== Data rows ==
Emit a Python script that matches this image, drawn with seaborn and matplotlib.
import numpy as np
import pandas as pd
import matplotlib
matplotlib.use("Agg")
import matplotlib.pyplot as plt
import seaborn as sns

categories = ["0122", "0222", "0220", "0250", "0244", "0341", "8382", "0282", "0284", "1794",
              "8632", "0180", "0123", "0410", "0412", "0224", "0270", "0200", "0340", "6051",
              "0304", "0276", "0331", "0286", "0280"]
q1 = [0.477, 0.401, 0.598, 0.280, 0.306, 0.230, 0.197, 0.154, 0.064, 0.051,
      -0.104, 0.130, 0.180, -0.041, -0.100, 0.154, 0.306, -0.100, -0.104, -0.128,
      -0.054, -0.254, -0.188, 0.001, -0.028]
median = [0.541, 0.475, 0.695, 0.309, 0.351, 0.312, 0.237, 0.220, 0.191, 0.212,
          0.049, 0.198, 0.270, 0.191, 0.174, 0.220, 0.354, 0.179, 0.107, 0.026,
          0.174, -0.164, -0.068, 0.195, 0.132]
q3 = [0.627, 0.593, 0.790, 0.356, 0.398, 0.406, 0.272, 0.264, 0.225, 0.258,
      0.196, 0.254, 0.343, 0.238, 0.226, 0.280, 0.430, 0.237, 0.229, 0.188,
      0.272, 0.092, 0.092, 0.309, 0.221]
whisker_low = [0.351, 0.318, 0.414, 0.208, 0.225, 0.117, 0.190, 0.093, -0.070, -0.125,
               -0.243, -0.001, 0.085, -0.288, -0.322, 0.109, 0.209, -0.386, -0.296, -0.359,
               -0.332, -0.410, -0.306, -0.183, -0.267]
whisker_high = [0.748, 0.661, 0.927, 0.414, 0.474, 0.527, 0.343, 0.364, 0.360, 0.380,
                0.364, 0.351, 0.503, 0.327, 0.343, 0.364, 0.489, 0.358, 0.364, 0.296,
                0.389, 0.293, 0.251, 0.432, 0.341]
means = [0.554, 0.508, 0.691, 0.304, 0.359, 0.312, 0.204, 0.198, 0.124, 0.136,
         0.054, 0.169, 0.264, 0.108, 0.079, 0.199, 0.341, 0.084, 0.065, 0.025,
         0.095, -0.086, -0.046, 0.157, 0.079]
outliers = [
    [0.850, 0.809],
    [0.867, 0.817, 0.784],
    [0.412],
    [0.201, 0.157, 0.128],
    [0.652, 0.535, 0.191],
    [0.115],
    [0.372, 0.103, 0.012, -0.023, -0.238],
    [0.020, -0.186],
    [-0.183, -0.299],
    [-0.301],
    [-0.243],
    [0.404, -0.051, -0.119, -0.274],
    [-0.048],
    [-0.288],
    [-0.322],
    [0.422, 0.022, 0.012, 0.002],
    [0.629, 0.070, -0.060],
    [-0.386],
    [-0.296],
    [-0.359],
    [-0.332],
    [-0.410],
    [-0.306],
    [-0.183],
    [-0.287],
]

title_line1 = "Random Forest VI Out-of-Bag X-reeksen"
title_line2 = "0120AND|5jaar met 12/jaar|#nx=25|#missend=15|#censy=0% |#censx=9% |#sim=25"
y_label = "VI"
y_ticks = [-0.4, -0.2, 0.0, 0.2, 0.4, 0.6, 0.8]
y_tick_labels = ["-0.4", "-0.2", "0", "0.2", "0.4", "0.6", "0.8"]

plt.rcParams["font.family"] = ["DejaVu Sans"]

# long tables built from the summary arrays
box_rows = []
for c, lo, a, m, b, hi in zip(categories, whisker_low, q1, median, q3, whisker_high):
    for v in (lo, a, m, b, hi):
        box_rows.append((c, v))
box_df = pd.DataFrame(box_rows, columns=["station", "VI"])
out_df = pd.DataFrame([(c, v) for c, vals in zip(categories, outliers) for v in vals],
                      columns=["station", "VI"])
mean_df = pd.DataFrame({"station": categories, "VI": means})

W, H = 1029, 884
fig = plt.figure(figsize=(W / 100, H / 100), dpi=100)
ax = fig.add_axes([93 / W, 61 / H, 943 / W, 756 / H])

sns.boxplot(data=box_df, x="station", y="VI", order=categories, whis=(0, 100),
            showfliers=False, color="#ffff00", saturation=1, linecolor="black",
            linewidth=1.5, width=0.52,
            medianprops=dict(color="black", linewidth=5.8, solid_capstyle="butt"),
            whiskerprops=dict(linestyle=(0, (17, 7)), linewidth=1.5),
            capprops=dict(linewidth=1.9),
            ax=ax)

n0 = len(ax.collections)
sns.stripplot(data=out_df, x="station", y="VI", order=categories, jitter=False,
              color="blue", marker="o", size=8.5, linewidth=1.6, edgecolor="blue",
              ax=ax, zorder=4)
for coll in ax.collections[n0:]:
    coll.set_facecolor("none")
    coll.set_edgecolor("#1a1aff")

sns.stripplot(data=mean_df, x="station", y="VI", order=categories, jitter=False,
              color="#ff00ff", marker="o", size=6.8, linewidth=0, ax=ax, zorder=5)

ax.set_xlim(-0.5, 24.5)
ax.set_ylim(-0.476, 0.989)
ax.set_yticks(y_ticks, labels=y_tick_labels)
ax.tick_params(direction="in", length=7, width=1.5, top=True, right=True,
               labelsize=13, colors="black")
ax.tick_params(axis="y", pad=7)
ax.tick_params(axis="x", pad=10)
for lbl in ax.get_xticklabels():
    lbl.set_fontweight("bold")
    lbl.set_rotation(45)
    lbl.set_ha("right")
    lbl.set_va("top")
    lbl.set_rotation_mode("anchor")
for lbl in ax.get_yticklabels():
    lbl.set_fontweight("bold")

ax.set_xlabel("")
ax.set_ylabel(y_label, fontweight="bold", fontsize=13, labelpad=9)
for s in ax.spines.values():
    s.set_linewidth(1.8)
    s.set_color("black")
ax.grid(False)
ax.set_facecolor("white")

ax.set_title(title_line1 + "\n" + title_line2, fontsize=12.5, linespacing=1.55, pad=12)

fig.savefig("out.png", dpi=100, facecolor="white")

--

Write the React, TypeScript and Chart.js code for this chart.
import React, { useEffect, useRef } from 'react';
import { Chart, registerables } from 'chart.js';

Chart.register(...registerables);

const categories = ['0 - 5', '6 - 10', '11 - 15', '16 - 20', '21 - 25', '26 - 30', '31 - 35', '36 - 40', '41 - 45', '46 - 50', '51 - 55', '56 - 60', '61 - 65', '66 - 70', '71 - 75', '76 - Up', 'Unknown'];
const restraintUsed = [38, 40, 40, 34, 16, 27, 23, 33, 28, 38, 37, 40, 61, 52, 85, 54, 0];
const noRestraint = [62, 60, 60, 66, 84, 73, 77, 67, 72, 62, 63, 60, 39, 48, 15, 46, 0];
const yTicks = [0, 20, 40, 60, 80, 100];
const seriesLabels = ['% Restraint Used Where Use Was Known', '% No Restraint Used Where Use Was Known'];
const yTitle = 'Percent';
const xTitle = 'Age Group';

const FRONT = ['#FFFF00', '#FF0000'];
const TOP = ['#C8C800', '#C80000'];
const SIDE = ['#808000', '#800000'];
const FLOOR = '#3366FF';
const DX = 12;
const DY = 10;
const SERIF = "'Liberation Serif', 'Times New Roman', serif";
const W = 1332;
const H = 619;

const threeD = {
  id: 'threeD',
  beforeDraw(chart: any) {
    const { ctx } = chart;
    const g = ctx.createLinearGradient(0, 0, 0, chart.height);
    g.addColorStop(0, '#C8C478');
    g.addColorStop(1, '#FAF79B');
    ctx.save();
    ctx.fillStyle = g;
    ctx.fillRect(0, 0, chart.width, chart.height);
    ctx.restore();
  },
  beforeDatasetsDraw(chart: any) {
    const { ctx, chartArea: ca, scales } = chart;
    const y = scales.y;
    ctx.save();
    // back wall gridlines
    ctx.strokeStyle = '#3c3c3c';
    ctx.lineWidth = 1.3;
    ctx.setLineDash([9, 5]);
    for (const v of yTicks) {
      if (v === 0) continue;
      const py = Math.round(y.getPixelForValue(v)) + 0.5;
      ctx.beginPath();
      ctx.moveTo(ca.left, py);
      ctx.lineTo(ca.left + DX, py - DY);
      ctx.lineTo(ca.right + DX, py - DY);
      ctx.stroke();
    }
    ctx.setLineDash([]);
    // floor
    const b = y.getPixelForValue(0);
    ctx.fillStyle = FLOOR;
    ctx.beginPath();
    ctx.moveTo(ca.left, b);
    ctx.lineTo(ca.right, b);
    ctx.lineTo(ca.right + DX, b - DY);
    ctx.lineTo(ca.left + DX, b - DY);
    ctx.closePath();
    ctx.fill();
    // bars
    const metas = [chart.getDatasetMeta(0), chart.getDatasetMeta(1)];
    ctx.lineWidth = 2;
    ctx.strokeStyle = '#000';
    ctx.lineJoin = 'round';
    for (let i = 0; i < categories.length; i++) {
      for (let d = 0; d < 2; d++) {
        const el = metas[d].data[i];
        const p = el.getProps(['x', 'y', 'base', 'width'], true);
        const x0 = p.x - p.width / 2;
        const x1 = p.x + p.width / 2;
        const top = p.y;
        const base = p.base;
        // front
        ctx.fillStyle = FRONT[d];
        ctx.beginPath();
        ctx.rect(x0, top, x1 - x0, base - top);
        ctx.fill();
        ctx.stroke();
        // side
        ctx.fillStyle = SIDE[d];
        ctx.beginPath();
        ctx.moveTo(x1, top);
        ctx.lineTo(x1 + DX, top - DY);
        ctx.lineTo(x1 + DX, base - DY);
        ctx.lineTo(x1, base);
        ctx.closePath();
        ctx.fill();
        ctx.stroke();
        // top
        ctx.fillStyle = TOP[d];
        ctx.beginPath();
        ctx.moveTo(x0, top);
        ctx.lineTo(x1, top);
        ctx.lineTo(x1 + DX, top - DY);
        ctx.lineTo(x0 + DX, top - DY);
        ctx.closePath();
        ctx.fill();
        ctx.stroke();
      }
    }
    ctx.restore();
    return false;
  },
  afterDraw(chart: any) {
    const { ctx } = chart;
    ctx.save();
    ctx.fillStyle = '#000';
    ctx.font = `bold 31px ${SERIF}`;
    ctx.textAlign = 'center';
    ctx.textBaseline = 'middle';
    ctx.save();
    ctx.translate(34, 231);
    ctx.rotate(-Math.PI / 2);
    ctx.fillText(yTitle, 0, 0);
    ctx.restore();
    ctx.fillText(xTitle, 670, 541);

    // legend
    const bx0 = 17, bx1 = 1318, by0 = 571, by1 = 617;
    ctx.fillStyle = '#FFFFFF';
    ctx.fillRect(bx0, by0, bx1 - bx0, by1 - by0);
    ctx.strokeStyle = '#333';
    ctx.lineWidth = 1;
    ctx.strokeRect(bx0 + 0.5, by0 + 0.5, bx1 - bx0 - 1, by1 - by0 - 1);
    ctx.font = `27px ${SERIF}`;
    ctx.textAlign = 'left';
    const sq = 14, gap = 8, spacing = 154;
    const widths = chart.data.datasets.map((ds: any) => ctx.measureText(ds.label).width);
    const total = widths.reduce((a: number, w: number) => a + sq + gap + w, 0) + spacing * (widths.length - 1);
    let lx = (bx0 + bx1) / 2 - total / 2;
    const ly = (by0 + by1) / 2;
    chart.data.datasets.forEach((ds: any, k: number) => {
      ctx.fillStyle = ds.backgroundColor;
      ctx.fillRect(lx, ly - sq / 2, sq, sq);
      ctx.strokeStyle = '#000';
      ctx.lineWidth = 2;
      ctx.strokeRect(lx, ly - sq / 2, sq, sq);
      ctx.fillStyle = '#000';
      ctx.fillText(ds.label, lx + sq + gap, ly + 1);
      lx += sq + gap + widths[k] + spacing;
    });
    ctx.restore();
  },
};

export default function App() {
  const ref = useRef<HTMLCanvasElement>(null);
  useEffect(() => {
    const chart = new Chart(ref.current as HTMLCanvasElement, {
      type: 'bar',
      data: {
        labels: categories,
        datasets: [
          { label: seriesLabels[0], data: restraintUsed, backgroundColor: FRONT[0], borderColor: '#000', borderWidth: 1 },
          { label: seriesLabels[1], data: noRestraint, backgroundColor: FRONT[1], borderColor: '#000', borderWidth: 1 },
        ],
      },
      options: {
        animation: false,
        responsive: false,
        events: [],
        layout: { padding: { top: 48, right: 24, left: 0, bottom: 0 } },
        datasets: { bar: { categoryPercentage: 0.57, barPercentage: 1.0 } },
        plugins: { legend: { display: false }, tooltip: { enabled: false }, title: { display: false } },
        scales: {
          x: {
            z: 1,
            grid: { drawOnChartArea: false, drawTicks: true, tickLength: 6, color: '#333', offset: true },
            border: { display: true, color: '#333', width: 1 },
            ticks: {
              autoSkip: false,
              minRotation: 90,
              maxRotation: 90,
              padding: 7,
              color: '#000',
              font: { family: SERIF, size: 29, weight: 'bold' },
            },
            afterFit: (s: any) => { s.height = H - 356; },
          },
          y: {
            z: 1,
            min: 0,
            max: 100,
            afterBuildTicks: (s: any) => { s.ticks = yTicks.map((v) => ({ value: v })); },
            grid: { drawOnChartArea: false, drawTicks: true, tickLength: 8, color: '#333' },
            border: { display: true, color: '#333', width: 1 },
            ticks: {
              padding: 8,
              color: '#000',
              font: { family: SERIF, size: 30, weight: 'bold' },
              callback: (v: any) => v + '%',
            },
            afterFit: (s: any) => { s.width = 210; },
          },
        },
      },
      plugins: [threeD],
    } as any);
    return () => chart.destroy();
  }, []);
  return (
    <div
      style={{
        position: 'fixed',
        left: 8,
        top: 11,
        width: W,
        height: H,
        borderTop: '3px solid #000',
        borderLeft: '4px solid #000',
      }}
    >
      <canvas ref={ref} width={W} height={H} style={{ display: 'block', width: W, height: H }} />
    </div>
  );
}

== Exercise ==
Reproduce exactly, and only, the lines from the one that contains "Write the React, TypeScript" down to the one that contains "const H = 619;", both ends included.

== Reply to the exercise ==
Write the React, TypeScript and Chart.js code for this chart.
import React, { useEffect, useRef } from 'react';
import { Chart, registerables } from 'chart.js';

Chart.register(...registerables);

const categories = ['0 - 5', '6 - 10', '11 - 15', '16 - 20', '21 - 25', '26 - 30', '31 - 35', '36 - 40', '41 - 45', '46 - 50', '51 - 55', '56 - 60', '61 - 65', '66 - 70', '71 - 75', '76 - Up', 'Unknown'];
const restraintUsed = [38, 40, 40, 34, 16, 27, 23, 33, 28, 38, 37, 40, 61, 52, 85, 54, 0];
const noRestraint = [62, 60, 60, 66, 84, 73, 77, 67, 72, 62, 63, 60, 39, 48, 15, 46, 0];
const yTicks = [0, 20, 40, 60, 80, 100];
const seriesLabels = ['% Restraint Used Where Use Was Known', '% No Restraint Used Where Use Was Known'];
const yTitle = 'Percent';
const xTitle = 'Age Group';

const FRONT = ['#FFFF00', '#FF0000'];
const TOP = ['#C8C800', '#C80000'];
const SIDE = ['#808000', '#800000'];
const FLOOR = '#3366FF';
const DX = 12;
const DY = 10;
const SERIF = "'Liberation Serif', 'Times New Roman', serif";
const W = 1332;
const H = 619;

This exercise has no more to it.